TITLE:
Improvement of Misclassification Rates of Classifying Objects under Box Cox Transformation and Bootstrap Approach
AUTHORS:
Mst Sharmin Akter Sumy, Md Yasin Ali Parh, Ajit Kumar Majumder, Nayeem Bin Saifuddin
KEYWORDS:
Misclassification Rate, SVM, Box Cox Transformation, Bootstrapping
JOURNAL NAME:
Open Journal of Statistics,
Vol.12 No.1,
February
22,
2022
ABSTRACT: Discrimination and classification rules are based on different types of
assumptions. Also, all most statistical methods are based on some necessary
assumptions. Parametric methods are the best choice if it follows all the
underlying assumptions. When assumptions are violated, parametric approaches do
not provide a better solution and nonparametric techniques are preferred. After
Box-Cox transformation, when assumptions are satisfied, parametric methods provide fewer misclassification rates. With this problem in
mind, our concern is to compare the classification accuracy of parametric and
non-parametric approaches with the aid of Box-Cox transformation and
Bootstrapping.

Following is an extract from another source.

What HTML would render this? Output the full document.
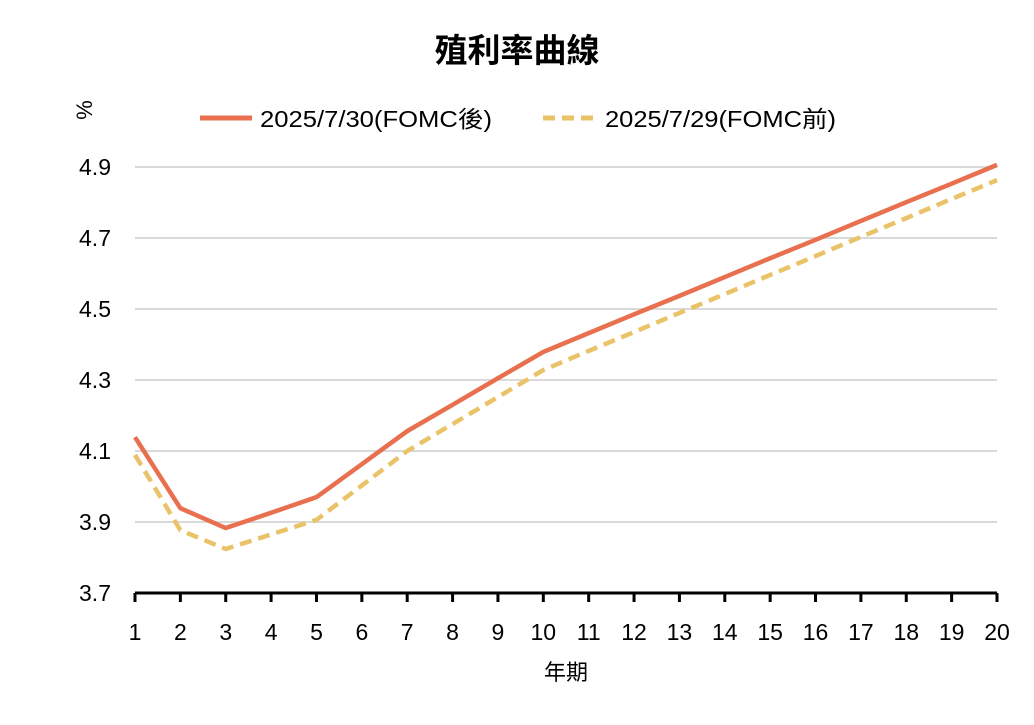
<!DOCTYPE html>
<html><head><meta charset="utf-8"><style>
body{margin:0;background:#fff;width:1034px;height:720px;overflow:hidden}
svg text{font-family:"Liberation Sans","Noto Sans CJK TC",sans-serif;fill:#000}
</style></head><body>
<svg id="chart" width="1034" height="720" viewBox="0 0 1034 720">
<text x="517" y="62" text-anchor="middle" font-size="33" font-weight="bold">殖利率曲線</text>
<text transform="translate(92,110) rotate(-90)" text-anchor="middle" font-size="22">%</text>
<g>
<line x1="200" y1="118" x2="252" y2="118" stroke="#E8704F" stroke-width="5"/>
<text x="260" y="127" font-size="23" textLength="232" lengthAdjust="spacingAndGlyphs">2025/7/30(FOMC後)</text>
<line x1="543" y1="118" x2="598" y2="118" stroke="#EAC368" stroke-width="5" stroke-dasharray="12,7"/>
<text x="605" y="127" font-size="23" textLength="231" lengthAdjust="spacingAndGlyphs">2025/7/29(FOMC前)</text>
</g>
<g id="grid"></g><g id="axes"></g><g id="series"></g>
<text x="566" y="680" text-anchor="middle" font-size="22">年期</text>
</svg>
<script>
const years=[1,2,3,4,5,6,7,8,9,10,11,12,13,14,15,16,17,18,19,20];
const afterFomc=[4.139,3.939,3.883,3.926,3.970,4.063,4.156,4.230,4.305,4.379,4.432,4.485,4.537,4.590,4.643,4.695,4.748,4.801,4.853,4.906];
const beforeFomc=[4.089,3.877,3.824,3.865,3.906,4.003,4.100,4.176,4.252,4.328,4.382,4.435,4.489,4.542,4.596,4.649,4.703,4.756,4.810,4.863];
const yTicks=[3.7,3.9,4.1,4.3,4.5,4.7,4.9];
const NS='http://www.w3.org/2000/svg';
const x=v=>135+(v-1)*(997-135)/19;
const y=v=>593-(v-3.7)*(593-167)/1.2;
function mk(t,a,p){const e=document.createElementNS(NS,t);for(const k in a)e.setAttribute(k,a[k]);p.appendChild(e);return e;}
const grid=document.getElementById('grid'),axes=document.getElementById('axes'),ser=document.getElementById('series');
yTicks.forEach(t=>{
 if(t>3.7){const g=mk('line',{x1:135,x2:997,y1:y(t),y2:y(t),stroke:'#d9d9d9','stroke-width':2},grid);
 
 }
 const l=mk('text',{x:111,y:y(t)+8,'text-anchor':'end','font-size':23},axes);l.textContent=t.toFixed(1);
 
 
});
const ax=mk('line',{x1:135,x2:997,y1:593,y2:593,stroke:'#000','stroke-width':3},axes);


years.forEach(v=>{
 const tk=mk('line',{x1:x(v),x2:x(v),y1:593,y2:602,stroke:'#000','stroke-width':3},axes);
 
 
 const l=mk('text',{x:x(v),y:640,'text-anchor':'middle','font-size':23},axes);l.textContent=v;
 
 
});
const pts=a=>a.map((v,i)=>x(years[i])+','+y(v)).join(' ');
const p2=mk('polyline',{points:pts(beforeFomc),fill:'none',stroke:'#EAC368','stroke-width':4.5,'stroke-dasharray':'12,7','stroke-linejoin':'round'},ser);


const p1=mk('polyline',{points:pts(afterFomc),fill:'none',stroke:'#E8704F','stroke-width':4.5,'stroke-linejoin':'round'},ser);


</script>
</body></html>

We carried Support Vector Machines (SVMs) and different
discrimination and classification rules to classify objects. The attention is
to critically compare the SVMs with Linear discrimination Analysis (LDA), and
Quadratic discrimination Analysis (QDA) for measuring the performance of these
techniques before and after Box-Cox transformation using misclassification
rates. From the apparent error rates, we observe that before Box-Cox
transformation, SVMs perform better than existing classification techniques, on
the other hand, after Box-Cox transformation, parametric techniques provide
fewer misclassification rates compared to nonparametric method. We also
investigated the performances of classification techniques using the Bootstrap
approach and observed that Bootstrap-based classification techniques
significantly reduce the classification error rate than the usual techniques of
small samples. Thus, this paper proposes to apply classification techniques
under the Bootstrap approach for classifying objects in case of small sample. A
real and simulated datasets application is carried out to see the performance.